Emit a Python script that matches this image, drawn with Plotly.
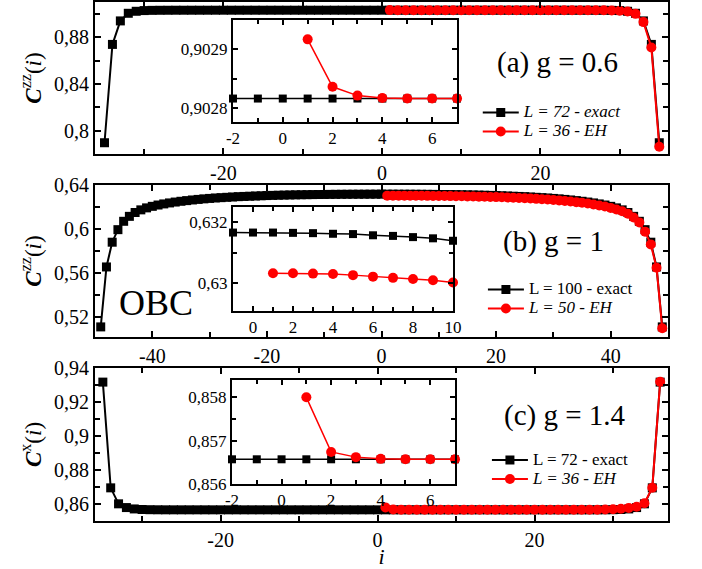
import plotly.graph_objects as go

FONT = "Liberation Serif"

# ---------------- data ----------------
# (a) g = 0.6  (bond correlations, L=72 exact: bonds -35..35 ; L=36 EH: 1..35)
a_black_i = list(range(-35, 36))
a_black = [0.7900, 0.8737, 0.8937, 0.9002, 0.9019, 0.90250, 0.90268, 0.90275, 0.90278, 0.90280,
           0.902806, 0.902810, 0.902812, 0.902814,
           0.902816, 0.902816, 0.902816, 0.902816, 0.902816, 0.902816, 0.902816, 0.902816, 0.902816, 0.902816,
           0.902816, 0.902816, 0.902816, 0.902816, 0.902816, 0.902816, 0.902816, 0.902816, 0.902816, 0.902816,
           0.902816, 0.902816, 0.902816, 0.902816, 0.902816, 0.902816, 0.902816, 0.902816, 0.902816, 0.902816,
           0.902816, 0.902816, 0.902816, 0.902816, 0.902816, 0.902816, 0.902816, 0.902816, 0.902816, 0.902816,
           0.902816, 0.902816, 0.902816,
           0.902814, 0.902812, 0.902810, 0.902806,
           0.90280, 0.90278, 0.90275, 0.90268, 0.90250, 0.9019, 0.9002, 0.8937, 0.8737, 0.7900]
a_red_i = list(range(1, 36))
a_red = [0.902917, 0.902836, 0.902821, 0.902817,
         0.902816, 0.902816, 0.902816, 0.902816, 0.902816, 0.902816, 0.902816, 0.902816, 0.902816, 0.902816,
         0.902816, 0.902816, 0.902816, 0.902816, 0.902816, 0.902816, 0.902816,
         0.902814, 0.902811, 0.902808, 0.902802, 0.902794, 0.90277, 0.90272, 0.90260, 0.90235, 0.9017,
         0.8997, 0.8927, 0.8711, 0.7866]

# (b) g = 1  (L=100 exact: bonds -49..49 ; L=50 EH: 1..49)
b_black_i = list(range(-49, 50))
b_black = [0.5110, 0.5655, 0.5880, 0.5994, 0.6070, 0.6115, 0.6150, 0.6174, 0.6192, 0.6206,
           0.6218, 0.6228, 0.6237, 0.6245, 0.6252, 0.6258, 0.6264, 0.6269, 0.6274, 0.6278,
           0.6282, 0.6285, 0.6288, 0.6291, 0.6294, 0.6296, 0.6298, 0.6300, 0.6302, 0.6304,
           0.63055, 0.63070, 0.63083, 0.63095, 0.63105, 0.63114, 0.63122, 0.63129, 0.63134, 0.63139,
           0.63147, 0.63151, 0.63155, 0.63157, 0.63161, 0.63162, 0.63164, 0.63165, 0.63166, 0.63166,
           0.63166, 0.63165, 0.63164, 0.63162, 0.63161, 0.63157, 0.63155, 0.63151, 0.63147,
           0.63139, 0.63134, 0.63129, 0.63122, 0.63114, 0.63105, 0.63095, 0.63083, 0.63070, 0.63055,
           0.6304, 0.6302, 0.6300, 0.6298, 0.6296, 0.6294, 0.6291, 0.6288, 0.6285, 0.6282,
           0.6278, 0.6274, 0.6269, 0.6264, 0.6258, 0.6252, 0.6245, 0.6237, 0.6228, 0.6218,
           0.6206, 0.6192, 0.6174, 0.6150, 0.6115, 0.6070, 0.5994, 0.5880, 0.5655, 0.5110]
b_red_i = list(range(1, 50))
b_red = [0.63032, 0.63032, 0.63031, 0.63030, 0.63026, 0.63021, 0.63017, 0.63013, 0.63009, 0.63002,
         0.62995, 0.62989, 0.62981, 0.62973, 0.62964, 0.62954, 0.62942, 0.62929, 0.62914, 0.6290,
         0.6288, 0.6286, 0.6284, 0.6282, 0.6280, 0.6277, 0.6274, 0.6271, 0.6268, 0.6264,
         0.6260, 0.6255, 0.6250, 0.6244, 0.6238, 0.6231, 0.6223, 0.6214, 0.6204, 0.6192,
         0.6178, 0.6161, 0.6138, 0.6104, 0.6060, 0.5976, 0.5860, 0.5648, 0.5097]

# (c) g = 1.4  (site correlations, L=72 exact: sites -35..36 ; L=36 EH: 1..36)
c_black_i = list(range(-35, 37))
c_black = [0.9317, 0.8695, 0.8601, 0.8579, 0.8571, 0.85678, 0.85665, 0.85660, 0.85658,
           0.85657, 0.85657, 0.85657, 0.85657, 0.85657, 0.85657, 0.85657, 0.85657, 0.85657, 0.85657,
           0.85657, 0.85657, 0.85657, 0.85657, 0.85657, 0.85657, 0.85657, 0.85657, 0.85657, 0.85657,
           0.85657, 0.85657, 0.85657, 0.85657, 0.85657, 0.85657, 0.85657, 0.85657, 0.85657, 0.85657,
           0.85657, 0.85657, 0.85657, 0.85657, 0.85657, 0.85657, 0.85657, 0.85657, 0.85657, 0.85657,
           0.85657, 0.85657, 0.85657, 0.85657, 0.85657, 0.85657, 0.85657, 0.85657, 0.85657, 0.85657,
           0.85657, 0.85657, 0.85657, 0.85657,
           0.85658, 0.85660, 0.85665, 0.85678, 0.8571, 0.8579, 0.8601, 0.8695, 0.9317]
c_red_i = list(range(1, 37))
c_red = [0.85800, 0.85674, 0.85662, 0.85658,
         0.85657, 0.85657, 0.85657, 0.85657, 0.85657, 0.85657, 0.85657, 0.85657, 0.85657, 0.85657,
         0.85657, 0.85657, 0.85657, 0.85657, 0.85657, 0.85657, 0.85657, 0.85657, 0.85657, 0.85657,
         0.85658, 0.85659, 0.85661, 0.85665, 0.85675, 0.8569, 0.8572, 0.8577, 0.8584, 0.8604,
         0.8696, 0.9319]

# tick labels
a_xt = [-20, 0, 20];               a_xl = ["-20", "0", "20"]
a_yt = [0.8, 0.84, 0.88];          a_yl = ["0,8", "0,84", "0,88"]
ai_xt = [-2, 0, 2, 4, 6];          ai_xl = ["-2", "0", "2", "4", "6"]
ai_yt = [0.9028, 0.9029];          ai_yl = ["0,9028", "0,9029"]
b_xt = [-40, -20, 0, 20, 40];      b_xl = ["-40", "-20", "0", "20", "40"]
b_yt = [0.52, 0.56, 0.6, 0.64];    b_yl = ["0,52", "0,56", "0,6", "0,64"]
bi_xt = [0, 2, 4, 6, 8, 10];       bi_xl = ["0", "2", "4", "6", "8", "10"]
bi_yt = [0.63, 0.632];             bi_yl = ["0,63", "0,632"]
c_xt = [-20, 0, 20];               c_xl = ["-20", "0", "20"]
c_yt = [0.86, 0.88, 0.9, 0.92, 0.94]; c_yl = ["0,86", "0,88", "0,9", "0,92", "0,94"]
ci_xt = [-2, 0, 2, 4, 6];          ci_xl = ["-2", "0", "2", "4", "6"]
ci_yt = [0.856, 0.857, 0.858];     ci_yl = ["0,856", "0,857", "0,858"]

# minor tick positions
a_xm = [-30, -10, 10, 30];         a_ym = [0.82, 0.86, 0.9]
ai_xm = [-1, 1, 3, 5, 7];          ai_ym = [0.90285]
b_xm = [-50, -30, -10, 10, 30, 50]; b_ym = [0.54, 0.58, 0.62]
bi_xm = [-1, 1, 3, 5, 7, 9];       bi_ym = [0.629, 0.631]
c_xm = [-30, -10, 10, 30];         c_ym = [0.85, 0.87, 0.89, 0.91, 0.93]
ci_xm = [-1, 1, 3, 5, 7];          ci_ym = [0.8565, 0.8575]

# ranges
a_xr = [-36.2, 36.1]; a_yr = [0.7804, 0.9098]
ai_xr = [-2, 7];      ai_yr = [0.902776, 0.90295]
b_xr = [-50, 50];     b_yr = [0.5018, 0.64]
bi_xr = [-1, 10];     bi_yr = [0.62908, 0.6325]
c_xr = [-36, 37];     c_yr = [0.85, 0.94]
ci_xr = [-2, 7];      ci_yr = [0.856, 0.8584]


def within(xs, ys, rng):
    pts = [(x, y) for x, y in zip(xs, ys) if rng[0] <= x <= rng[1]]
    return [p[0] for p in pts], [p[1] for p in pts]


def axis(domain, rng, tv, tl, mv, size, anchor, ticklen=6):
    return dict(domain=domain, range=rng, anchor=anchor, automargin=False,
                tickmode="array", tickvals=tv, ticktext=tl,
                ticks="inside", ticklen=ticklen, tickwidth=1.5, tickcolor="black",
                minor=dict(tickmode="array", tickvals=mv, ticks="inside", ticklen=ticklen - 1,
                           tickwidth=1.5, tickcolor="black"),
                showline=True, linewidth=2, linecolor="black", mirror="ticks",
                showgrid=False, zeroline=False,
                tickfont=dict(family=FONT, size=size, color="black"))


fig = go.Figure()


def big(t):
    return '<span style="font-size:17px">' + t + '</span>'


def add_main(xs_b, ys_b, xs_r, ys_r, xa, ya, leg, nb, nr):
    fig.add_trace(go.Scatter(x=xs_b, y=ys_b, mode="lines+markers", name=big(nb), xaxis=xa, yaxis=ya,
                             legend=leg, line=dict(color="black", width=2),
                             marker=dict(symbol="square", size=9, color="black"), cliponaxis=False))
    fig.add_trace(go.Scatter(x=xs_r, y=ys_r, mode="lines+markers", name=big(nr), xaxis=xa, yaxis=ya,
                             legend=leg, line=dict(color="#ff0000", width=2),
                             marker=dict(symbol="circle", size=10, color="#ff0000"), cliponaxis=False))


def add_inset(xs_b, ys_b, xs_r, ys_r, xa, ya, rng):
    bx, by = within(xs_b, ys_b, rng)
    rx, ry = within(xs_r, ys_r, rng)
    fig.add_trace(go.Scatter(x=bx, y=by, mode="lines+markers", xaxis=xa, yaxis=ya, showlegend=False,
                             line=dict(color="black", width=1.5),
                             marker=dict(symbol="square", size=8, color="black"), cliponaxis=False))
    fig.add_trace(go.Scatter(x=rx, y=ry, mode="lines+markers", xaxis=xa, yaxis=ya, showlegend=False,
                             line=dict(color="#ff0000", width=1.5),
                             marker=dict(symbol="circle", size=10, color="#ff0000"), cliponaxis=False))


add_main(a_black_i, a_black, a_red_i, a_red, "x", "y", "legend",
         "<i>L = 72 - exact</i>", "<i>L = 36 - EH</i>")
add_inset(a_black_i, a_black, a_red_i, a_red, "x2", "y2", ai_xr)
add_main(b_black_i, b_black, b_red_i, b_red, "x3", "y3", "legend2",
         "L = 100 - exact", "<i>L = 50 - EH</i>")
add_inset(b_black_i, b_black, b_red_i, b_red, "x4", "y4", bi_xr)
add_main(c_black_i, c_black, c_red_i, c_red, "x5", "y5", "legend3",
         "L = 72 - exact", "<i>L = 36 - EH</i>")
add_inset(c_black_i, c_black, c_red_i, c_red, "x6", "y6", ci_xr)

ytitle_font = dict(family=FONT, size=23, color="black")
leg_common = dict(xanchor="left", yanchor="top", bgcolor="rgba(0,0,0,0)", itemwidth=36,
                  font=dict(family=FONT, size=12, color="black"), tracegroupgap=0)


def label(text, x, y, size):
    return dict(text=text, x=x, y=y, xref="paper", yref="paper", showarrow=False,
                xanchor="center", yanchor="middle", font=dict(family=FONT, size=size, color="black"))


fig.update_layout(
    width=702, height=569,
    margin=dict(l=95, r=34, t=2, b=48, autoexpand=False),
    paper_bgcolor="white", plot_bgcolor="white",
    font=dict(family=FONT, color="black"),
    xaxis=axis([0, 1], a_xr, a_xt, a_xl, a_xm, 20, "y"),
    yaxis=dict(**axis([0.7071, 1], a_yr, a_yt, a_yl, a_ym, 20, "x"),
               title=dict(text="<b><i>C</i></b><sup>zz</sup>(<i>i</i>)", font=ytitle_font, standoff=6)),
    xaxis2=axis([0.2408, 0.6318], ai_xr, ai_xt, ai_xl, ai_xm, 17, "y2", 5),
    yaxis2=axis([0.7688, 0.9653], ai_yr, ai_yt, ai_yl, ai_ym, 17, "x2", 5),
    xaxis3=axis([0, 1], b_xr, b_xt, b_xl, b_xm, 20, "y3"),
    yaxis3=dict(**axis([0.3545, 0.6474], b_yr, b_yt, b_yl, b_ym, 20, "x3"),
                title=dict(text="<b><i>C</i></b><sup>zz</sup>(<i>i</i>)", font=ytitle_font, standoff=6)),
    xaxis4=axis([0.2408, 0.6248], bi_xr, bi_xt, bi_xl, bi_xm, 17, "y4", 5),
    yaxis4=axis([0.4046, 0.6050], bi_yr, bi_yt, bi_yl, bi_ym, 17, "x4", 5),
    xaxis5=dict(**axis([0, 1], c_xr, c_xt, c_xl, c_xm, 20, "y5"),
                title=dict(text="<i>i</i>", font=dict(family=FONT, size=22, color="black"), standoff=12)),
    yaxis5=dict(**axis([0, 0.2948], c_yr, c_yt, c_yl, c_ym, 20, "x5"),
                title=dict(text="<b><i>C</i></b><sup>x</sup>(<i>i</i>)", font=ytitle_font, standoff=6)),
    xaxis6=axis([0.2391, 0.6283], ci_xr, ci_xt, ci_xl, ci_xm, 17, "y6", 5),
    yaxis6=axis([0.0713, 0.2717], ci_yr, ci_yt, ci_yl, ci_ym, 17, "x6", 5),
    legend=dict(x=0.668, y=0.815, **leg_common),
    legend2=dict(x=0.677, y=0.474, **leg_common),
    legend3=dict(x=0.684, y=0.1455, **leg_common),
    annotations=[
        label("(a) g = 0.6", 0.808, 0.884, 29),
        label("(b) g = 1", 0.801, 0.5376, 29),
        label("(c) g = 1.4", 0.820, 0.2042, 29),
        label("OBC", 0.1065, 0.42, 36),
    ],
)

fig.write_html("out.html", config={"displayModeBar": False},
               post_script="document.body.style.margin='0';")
····················
#### Written task
Exactly reproduce the run of lines from the start of the listing through the line with "0.8997, 0.8927, 0.8711, 0.7866]", inclusive; pictures are not copied.

#### Result of the exercise
Emit a Python script that matches this image, drawn with Plotly.
import plotly.graph_objects as go

FONT = "Liberation Serif"

# ---------------- data ----------------
# (a) g = 0.6  (bond correlations, L=72 exact: bonds -35..35 ; L=36 EH: 1..35)
a_black_i = list(range(-35, 36))
a_black = [0.7900, 0.8737, 0.8937, 0.9002, 0.9019, 0.90250, 0.90268, 0.90275, 0.90278, 0.90280,
           0.902806, 0.902810, 0.902812, 0.902814,
           0.902816, 0.902816, 0.902816, 0.902816, 0.902816, 0.902816, 0.902816, 0.902816, 0.902816, 0.902816,
           0.902816, 0.902816, 0.902816, 0.902816, 0.902816, 0.902816, 0.902816, 0.902816, 0.902816, 0.902816,
           0.902816, 0.902816, 0.902816, 0.902816, 0.902816, 0.902816, 0.902816, 0.902816, 0.902816, 0.902816,
           0.902816, 0.902816, 0.902816, 0.902816, 0.902816, 0.902816, 0.902816, 0.902816, 0.902816, 0.902816,
           0.902816, 0.902816, 0.902816,
           0.902814, 0.902812, 0.902810, 0.902806,
           0.90280, 0.90278, 0.90275, 0.90268, 0.90250, 0.9019, 0.9002, 0.8937, 0.8737, 0.7900]
a_red_i = list(range(1, 36))
a_red = [0.902917, 0.902836, 0.902821, 0.902817,
         0.902816, 0.902816, 0.902816, 0.902816, 0.902816, 0.902816, 0.902816, 0.902816, 0.902816, 0.902816,
         0.902816, 0.902816, 0.902816, 0.902816, 0.902816, 0.902816, 0.902816,
         0.902814, 0.902811, 0.902808, 0.902802, 0.902794, 0.90277, 0.90272, 0.90260, 0.90235, 0.9017,
         0.8997, 0.8927, 0.8711, 0.7866]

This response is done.